I guess we have different tastes but Bob Hope certainly was far more popular.
Flip Wilson
Joey Bishop
Rodney Dangerfield
Red Skelton
Kathleen Madigan, (funny but a democrat)
Mr Bean
Red Green
It doesn’t matter to me how much who paid for his jokes. I know that Hope did buy his jokes. I also know that “more popular” never ever means better, and in fact more popular among comedians means to me appealed to the lowest common denominator. Scatology, etc. (I don’t mean Hope, whose jokes were just square and lame.) But Bob Hope the standup never made me laugh, and never made laugh the guys that sat next to me in various taverns.
Jack's most classic masterclass in comedy was when he got an increasingly hysterical laugh from simple silence.

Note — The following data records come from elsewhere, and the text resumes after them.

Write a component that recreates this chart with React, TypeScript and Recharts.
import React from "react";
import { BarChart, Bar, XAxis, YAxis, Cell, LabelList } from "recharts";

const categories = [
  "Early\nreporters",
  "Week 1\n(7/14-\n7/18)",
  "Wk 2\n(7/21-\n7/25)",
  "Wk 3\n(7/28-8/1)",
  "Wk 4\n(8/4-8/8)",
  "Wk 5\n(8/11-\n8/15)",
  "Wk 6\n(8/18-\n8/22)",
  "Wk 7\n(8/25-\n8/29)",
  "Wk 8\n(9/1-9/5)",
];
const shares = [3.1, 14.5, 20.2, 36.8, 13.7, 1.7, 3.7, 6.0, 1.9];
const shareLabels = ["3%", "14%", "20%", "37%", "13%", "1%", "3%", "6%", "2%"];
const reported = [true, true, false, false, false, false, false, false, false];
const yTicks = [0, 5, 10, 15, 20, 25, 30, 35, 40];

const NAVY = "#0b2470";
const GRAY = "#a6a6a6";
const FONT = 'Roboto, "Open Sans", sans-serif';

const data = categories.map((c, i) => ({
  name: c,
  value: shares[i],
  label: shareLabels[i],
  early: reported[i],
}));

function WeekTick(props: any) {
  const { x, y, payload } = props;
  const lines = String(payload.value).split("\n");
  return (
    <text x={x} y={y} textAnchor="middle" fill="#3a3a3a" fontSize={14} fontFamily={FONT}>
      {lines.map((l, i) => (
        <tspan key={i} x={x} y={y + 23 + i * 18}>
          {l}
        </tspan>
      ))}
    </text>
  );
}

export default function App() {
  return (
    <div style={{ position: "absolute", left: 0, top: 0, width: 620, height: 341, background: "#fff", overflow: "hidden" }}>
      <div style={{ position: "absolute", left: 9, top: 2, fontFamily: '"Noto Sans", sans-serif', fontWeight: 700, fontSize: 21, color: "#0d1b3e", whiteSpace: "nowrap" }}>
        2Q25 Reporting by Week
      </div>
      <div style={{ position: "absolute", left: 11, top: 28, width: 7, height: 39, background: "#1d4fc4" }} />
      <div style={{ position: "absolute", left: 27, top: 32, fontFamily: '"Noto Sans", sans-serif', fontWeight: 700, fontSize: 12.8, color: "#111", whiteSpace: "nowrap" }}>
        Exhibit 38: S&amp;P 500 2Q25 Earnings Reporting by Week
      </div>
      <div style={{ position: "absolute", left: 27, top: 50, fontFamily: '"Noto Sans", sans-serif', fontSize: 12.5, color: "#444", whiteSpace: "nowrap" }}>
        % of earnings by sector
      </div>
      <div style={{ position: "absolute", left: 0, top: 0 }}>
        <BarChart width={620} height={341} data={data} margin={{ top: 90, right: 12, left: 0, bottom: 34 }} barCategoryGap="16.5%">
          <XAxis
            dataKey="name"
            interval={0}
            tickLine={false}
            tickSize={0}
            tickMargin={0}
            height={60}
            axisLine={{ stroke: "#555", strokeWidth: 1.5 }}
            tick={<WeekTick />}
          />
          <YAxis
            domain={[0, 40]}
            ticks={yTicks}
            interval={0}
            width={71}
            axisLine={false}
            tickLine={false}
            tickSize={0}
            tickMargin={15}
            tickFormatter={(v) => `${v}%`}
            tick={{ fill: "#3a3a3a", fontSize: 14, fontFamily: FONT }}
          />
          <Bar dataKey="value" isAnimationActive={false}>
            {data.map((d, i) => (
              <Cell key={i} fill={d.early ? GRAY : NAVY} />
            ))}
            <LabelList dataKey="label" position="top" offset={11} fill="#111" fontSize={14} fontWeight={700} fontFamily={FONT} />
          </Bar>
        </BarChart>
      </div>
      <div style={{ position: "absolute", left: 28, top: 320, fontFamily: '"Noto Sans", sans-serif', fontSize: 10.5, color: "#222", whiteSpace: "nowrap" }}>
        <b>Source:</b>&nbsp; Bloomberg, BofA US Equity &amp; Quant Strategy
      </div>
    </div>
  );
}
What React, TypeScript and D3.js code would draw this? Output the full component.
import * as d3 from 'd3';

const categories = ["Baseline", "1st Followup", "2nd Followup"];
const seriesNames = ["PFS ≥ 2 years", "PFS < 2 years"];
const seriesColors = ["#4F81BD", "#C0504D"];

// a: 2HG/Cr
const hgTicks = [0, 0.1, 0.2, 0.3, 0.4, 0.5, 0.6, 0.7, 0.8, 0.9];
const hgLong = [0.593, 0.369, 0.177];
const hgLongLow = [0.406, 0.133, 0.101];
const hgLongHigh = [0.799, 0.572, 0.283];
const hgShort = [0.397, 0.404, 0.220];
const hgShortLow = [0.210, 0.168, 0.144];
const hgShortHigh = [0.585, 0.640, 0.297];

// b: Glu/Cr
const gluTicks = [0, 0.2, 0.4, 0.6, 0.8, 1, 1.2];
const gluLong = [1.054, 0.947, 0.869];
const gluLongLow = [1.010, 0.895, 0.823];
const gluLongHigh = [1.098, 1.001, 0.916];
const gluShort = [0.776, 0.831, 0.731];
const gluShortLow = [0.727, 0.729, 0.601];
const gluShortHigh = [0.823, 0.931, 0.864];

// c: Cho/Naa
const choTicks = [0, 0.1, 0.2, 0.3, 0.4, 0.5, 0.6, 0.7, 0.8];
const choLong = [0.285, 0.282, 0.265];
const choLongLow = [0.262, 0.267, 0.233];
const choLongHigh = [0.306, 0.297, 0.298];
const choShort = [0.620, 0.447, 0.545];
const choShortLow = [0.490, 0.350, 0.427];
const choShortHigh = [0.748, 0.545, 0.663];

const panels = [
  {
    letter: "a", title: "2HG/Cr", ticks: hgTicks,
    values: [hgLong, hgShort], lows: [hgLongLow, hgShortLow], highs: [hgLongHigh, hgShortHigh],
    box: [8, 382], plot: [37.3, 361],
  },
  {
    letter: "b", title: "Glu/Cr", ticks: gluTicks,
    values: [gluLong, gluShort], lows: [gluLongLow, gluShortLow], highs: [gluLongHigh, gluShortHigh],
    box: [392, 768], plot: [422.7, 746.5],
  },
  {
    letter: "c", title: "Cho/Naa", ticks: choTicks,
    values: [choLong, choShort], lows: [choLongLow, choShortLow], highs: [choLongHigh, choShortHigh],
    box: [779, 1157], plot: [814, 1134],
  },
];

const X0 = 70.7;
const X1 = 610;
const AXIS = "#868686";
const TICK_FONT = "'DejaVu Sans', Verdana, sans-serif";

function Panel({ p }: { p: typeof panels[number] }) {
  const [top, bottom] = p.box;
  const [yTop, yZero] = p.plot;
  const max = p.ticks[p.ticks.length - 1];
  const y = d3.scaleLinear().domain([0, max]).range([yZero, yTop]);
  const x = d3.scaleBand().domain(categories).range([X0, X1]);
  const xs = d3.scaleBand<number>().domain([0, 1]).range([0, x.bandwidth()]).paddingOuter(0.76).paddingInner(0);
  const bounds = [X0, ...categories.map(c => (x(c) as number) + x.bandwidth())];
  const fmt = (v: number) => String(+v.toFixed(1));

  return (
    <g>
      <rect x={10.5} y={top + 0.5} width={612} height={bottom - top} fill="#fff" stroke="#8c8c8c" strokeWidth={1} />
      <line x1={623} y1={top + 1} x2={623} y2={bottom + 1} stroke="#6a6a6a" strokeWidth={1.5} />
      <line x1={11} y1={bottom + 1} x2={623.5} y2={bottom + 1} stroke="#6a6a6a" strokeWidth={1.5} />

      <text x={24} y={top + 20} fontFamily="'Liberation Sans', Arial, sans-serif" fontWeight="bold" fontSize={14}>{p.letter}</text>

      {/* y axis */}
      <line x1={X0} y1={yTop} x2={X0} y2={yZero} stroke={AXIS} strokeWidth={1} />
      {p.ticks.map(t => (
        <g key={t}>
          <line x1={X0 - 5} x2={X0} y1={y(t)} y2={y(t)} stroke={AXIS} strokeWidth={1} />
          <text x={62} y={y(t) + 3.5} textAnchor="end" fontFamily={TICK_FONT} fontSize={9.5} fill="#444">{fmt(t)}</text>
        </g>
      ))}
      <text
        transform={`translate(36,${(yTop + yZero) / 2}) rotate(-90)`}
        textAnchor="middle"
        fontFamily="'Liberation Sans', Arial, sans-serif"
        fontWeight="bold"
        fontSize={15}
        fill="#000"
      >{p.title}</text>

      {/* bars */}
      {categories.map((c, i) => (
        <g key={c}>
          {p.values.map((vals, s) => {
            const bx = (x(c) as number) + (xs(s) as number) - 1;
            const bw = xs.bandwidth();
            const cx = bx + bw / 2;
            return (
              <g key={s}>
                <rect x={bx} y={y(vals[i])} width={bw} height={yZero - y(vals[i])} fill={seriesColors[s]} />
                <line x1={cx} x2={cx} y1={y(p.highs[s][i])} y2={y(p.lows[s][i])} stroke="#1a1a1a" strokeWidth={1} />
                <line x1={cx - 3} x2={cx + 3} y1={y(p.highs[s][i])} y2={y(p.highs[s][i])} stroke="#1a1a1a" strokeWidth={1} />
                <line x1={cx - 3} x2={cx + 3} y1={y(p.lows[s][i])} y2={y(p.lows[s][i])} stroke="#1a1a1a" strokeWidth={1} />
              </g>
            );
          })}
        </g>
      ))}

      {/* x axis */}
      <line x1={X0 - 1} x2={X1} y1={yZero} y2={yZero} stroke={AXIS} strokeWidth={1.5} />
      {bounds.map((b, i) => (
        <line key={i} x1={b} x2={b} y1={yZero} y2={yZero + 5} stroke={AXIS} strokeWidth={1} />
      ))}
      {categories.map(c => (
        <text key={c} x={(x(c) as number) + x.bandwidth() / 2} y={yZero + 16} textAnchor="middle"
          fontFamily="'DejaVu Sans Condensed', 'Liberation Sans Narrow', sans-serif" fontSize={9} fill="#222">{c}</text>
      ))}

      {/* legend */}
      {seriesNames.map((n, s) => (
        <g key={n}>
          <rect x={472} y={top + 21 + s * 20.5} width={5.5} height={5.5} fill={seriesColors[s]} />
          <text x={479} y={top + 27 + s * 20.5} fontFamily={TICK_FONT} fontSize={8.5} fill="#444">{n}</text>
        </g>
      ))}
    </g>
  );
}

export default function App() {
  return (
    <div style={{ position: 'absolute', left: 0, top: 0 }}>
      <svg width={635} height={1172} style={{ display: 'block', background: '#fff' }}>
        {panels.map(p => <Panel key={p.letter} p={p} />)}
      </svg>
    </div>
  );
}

"YOUR MONEY OR YOUR LIFE!!"
Silence. The laughter grew and grew.
Cheech ain't here, man...
Made me think of one of the first lectures I attended as a university freshman. The professor, a Cambridge-educated Brit, decided to provide us with a critique of our (American) campus architecture. That might not sound promising, but he was a brilliant guy, and once he got rolling -- well, you had to be there. I laughed so hard that I actually fell off my chair.
Dave? Dave's not here.
Bailiff, whack his pee pee.
He stopped on a dime. Unfortunately, the dime was in Mr. Rococo’s pocket.